-- Begin DATA SHOWN --

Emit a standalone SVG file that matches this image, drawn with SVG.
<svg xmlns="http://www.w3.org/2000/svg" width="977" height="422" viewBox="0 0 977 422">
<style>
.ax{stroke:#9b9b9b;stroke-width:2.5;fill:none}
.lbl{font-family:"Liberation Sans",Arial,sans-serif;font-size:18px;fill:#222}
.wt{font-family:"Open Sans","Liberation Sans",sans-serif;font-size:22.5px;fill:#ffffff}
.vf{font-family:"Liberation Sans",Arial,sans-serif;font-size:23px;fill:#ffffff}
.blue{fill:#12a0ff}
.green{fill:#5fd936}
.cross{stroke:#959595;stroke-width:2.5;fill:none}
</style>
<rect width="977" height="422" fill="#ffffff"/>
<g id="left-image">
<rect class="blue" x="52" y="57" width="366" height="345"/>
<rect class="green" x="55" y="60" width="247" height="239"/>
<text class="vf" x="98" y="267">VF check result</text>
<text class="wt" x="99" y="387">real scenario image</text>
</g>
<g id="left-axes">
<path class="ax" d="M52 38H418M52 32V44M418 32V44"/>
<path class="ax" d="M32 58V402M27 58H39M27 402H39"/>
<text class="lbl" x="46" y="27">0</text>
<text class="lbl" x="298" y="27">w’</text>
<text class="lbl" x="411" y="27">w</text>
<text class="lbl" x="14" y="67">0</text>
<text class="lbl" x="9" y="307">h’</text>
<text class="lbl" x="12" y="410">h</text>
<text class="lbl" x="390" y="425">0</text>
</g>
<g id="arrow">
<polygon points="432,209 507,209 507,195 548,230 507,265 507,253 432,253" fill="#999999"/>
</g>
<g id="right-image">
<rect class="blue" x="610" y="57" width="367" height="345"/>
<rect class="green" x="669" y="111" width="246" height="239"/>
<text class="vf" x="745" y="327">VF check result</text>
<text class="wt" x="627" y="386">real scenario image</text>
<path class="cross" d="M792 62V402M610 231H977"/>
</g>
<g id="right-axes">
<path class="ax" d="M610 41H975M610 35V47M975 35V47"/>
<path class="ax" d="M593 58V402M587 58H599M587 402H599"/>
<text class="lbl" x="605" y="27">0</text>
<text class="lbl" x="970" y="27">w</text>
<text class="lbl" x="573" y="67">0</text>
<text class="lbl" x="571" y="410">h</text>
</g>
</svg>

-- End DATA SHOWN --

**WRITTEN TASK**
Output the data above exactly, please, line for line.

**EXERCISE RESPONSE**
Emit a standalone SVG file that matches this image, drawn with SVG.
<svg xmlns="http://www.w3.org/2000/svg" width="977" height="422" viewBox="0 0 977 422">
<style>
.ax{stroke:#9b9b9b;stroke-width:2.5;fill:none}
.lbl{font-family:"Liberation Sans",Arial,sans-serif;font-size:18px;fill:#222}
.wt{font-family:"Open Sans","Liberation Sans",sans-serif;font-size:22.5px;fill:#ffffff}
.vf{font-family:"Liberation Sans",Arial,sans-serif;font-size:23px;fill:#ffffff}
.blue{fill:#12a0ff}
.green{fill:#5fd936}
.cross{stroke:#959595;stroke-width:2.5;fill:none}
</style>
<rect width="977" height="422" fill="#ffffff"/>
<g id="left-image">
<rect class="blue" x="52" y="57" width="366" height="345"/>
<rect class="green" x="55" y="60" width="247" height="239"/>
<text class="vf" x="98" y="267">VF check result</text>
<text class="wt" x="99" y="387">real scenario image</text>
</g>
<g id="left-axes">
<path class="ax" d="M52 38H418M52 32V44M418 32V44"/>
<path class="ax" d="M32 58V402M27 58H39M27 402H39"/>
<text class="lbl" x="46" y="27">0</text>
<text class="lbl" x="298" y="27">w’</text>
<text class="lbl" x="411" y="27">w</text>
<text class="lbl" x="14" y="67">0</text>
<text class="lbl" x="9" y="307">h’</text>
<text class="lbl" x="12" y="410">h</text>
<text class="lbl" x="390" y="425">0</text>
</g>
<g id="arrow">
<polygon points="432,209 507,209 507,195 548,230 507,265 507,253 432,253" fill="#999999"/>
</g>
<g id="right-image">
<rect class="blue" x="610" y="57" width="367" height="345"/>
<rect class="green" x="669" y="111" width="246" height="239"/>
<text class="vf" x="745" y="327">VF check result</text>
<text class="wt" x="627" y="386">real scenario image</text>
<path class="cross" d="M792 62V402M610 231H977"/>
</g>
<g id="right-axes">
<path class="ax" d="M610 41H975M610 35V47M975 35V47"/>
<path class="ax" d="M593 58V402M587 58H599M587 402H599"/>
<text class="lbl" x="605" y="27">0</text>
<text class="lbl" x="970" y="27">w</text>
<text class="lbl" x="573" y="67">0</text>
<text class="lbl" x="571" y="410">h</text>
</g>
</svg>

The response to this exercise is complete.